September 19, 2012: When a baby mimics the facial expressions of the people around him, the mimicry, research has shown, "triggers activity in the brain that allows the baby to feel the emotion being expressed."
"When [a person] makes that facial expression, [he] starts developing those feelings [himself]," says Paula Niedenthal, at left, a psychology professor at the University of Wisconsin-Madison, and lead author of a new study, announced today in the Wisconsin State Journal, that has found that boys who used pacifiers as babies scored lower on tests that measured their emotional development. Because...the pacifier prevented them from mimicking facial expressions. (The research, which was supported by the French Agence Nationale de la Recherche, was published today in the journal Basic and Applied Social Psychology.)
Niedenthal said studies on girls did not show the same phenomenon. She said that may be because of societal norms that prompt parents to work harder at encouraging the expression of emotion in girls.
Niedenthal has specialized in studying the connections between emotions and physical behaviors such as expressions. She compared her work with babies and pacifiers to studies that have shown people who use Botox, which paralyzes facial muscles, have a more limited range of emotions and also have difficulty recognizing the emotions behind others' facial expressions.

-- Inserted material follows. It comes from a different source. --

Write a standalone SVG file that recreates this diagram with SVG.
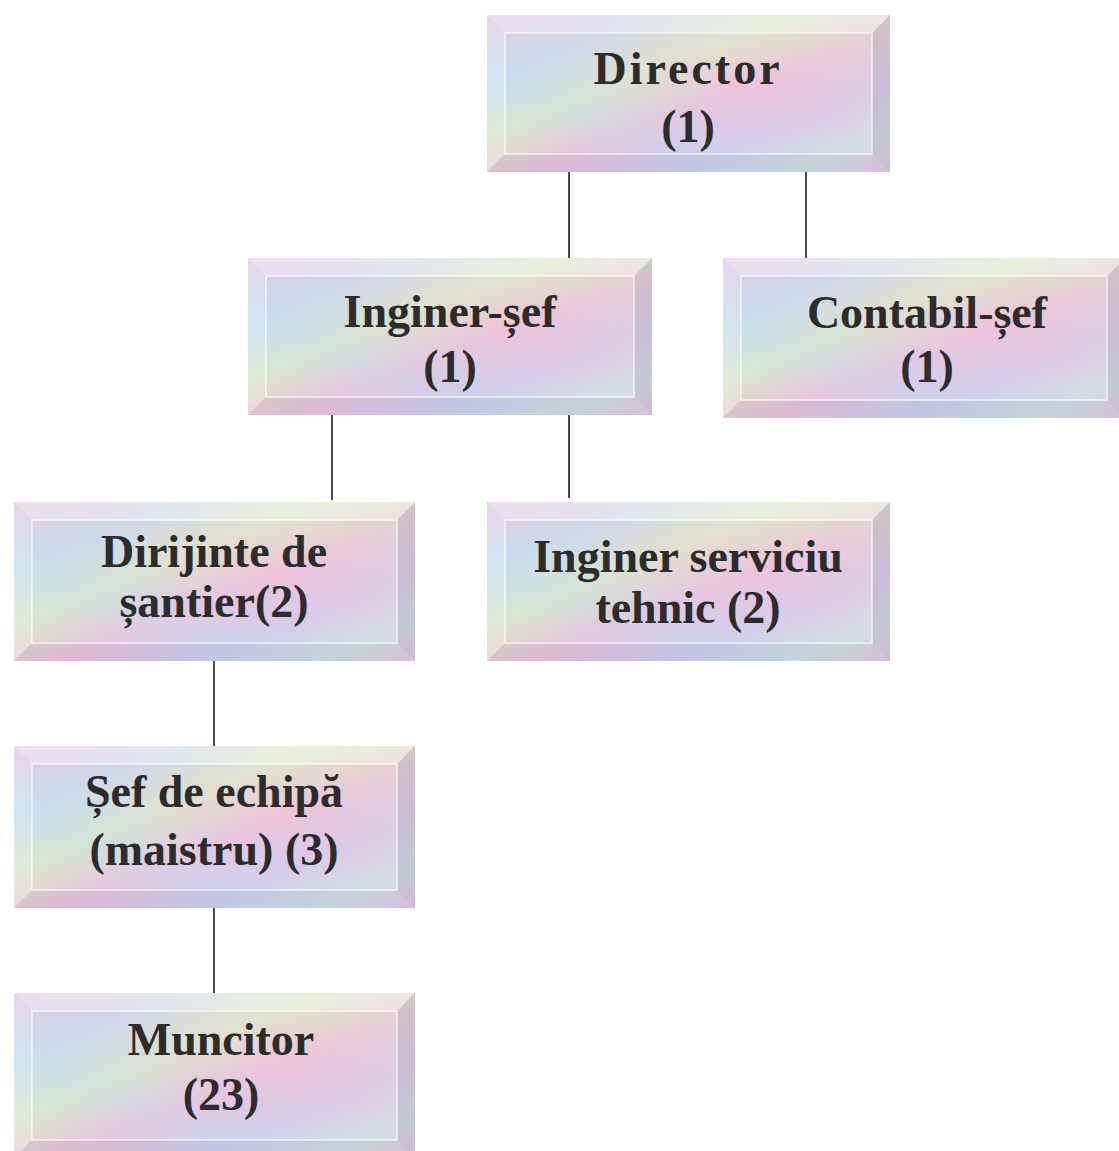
<svg xmlns="http://www.w3.org/2000/svg" width="1119" height="1151" viewBox="0 0 1119 1151">
<defs>
<linearGradient id="pastel" x1="0" y1="0" x2="1" y2="1">
<stop offset="0" stop-color="#e6c6e6"/>
<stop offset="0.2" stop-color="#c4def0"/>
<stop offset="0.38" stop-color="#dcecc6"/>
<stop offset="0.55" stop-color="#eec0da"/>
<stop offset="0.72" stop-color="#d4c8ee"/>
<stop offset="0.88" stop-color="#c8e8e0"/>
<stop offset="1" stop-color="#e8c4e4"/>
</linearGradient>
<linearGradient id="pastel2" x1="0" y1="1" x2="1" y2="0">
<stop offset="0" stop-color="#e2cde6" stop-opacity="0.0"/>
<stop offset="0.3" stop-color="#c2dcf0" stop-opacity="0.45"/>
<stop offset="0.6" stop-color="#f0c8dc" stop-opacity="0.35"/>
<stop offset="1" stop-color="#d4eecc" stop-opacity="0.4"/>
</linearGradient>
</defs>
<style>
.bg{fill:url(#pastel)}
.ov{fill:url(#pastel2)}
.bt{fill:#ffffff;fill-opacity:0.35}
.bl{fill:#ffffff;fill-opacity:0.2}
.bb{fill:#6a6a8a;fill-opacity:0.1}
.br{fill:#6a6a8a;fill-opacity:0.16}
.in{fill:none;stroke:#ffffff;stroke-opacity:0.7;stroke-width:1.5}
.t{font-family:"Liberation Serif","Times New Roman",serif;font-weight:bold;font-size:46px;fill:#2c2c2c;text-anchor:middle}
.c{stroke:#4a4a4a;stroke-width:2;fill:none}
</style>
<rect width="1119" height="1151" fill="#ffffff"/>
<g id="connectors">
<line class="c" x1="569" y1="172" x2="569" y2="258"/>
<line class="c" x1="806" y1="172" x2="806" y2="258"/>
<line class="c" x1="332" y1="415" x2="332" y2="500"/>
<line class="c" x1="569" y1="415" x2="569" y2="498"/>
<line class="c" x1="214" y1="661" x2="214" y2="746"/>
<line class="c" x1="214" y1="908" x2="214" y2="993"/>
</g>
<g id="director">
<rect class="bg" x="487" y="15" width="403" height="157"/>
<rect class="ov" x="487" y="15" width="403" height="157"/>
<polygon class="bt" points="487,15 890,15 872,33 505,33"/>
<polygon class="bl" points="487,15 505,33 505,154 487,172"/>
<polygon class="bb" points="487,172 505,154 872,154 890,172"/>
<polygon class="br" points="890,15 890,172 872,154 872,33"/>
<rect class="in" x="505" y="33" width="367" height="121"/>
<text class="t" x="688" y="84" letter-spacing="3">Director</text>
<text class="t" x="688" y="142">(1)</text>
</g>
<g id="inginer-sef">
<rect class="bg" x="248" y="258" width="404" height="157"/>
<rect class="ov" x="248" y="258" width="404" height="157"/>
<polygon class="bt" points="248,258 652,258 634,276 266,276"/>
<polygon class="bl" points="248,258 266,276 266,397 248,415"/>
<polygon class="bb" points="248,415 266,397 634,397 652,415"/>
<polygon class="br" points="652,258 652,415 634,397 634,276"/>
<rect class="in" x="266" y="276" width="368" height="121"/>
<text class="t" x="450" y="327">Inginer-șef</text>
<text class="t" x="450" y="382">(1)</text>
</g>
<g id="contabil-sef">
<rect class="bg" x="723" y="258" width="402" height="160"/>
<rect class="ov" x="723" y="258" width="402" height="160"/>
<polygon class="bt" points="723,258 1125,258 1107,276 741,276"/>
<polygon class="bl" points="723,258 741,276 741,400 723,418"/>
<polygon class="bb" points="723,418 741,400 1107,400 1125,418"/>
<polygon class="br" points="1125,258 1125,418 1107,400 1107,276"/>
<rect class="in" x="741" y="276" width="366" height="124"/>
<text class="t" x="927" y="328">Contabil-șef</text>
<text class="t" x="927" y="382">(1)</text>
</g>
<g id="dirijinte">
<rect class="bg" x="14" y="502" width="401" height="159"/>
<rect class="ov" x="14" y="502" width="401" height="159"/>
<polygon class="bt" points="14,502 415,502 397,520 32,520"/>
<polygon class="bl" points="14,502 32,520 32,643 14,661"/>
<polygon class="bb" points="14,661 32,643 397,643 415,661"/>
<polygon class="br" points="415,502 415,661 397,643 397,520"/>
<rect class="in" x="32" y="520" width="365" height="123"/>
<text class="t" x="214" y="567">Dirijinte de</text>
<text class="t" x="214" y="617">șantier(2)</text>
</g>
<g id="inginer-serviciu">
<rect class="bg" x="487" y="502" width="403" height="159"/>
<rect class="ov" x="487" y="502" width="403" height="159"/>
<polygon class="bt" points="487,502 890,502 872,520 505,520"/>
<polygon class="bl" points="487,502 505,520 505,643 487,661"/>
<polygon class="bb" points="487,661 505,643 872,643 890,661"/>
<polygon class="br" points="890,502 890,661 872,643 872,520"/>
<rect class="in" x="505" y="520" width="367" height="123"/>
<text class="t" x="688" y="572">Inginer serviciu</text>
<text class="t" x="688" y="623">tehnic (2)</text>
</g>
<g id="sef-echipa">
<rect class="bg" x="14" y="746" width="401" height="162"/>
<rect class="ov" x="14" y="746" width="401" height="162"/>
<polygon class="bt" points="14,746 415,746 397,764 32,764"/>
<polygon class="bl" points="14,746 32,764 32,890 14,908"/>
<polygon class="bb" points="14,908 32,890 397,890 415,908"/>
<polygon class="br" points="415,746 415,908 397,890 397,764"/>
<rect class="in" x="32" y="764" width="365" height="126"/>
<text class="t" x="214" y="807">Șef de echipă</text>
<text class="t" x="214" y="865">(maistru) (3)</text>
</g>
<g id="muncitor">
<rect class="bg" x="14" y="993" width="401" height="165"/>
<rect class="ov" x="14" y="993" width="401" height="165"/>
<polygon class="bt" points="14,993 415,993 397,1011 32,1011"/>
<polygon class="bl" points="14,993 32,1011 32,1140 14,1158"/>
<polygon class="bb" points="14,1158 32,1140 397,1140 415,1158"/>
<polygon class="br" points="415,993 415,1158 397,1140 397,1011"/>
<rect class="in" x="32" y="1011" width="365" height="129"/>
<text class="t" x="221" y="1055">Muncitor</text>
<text class="t" x="221" y="1110">(23)</text>
</g>
</svg>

But her current research had a much less scientific origin. Her own three boys did not use pacifiers, Niedenthal said. She recalled a dinner at which her 3-year-old son was throwing a fit. She noticed that another child at the table, who was using a pacifier, did not respond to her son's flailing tantrum.
"The parents took the pacifier out, and the child still did not respond," Niedenthal said. "That's when I got the idea for this research."
News & Notes of the College of Letters & Science of the Univ. of Wisconsin reports:
“What’s impressive about [the results of this research] is the incredible consistency across those three studies [6- and 7-year-old-boys; college-aged men; group of college students] in the pattern of data,” Niedenthal says. “There’s no effect of pacifier use on these outcomes for girls, and there’s a detriment for boys with length of pacifier use even outside of any anxiety or attachment issues that may affect emotional development.”
Girls develop earlier in many ways, according to Niedenthal, and it is possible that they make sufficient progress in emotional development before or despite pacifier use. It may be that boys are simply more vulnerable than girls, and disrupting their use of facial mimicry is just more detrimental for them.
“It could be that parents are inadvertently compensating for girls using the pacifier, because they want their girls to be emotionally sophisticated. Because that’s a girly thing,” Niedenthal says. “Since girls are not expected to be unemotional, they’re stimulated in other ways. But because boys are desired to be unemotional, when you plug them up with a pacifier, you don’t do anything to compensate and help them learn about emotions.”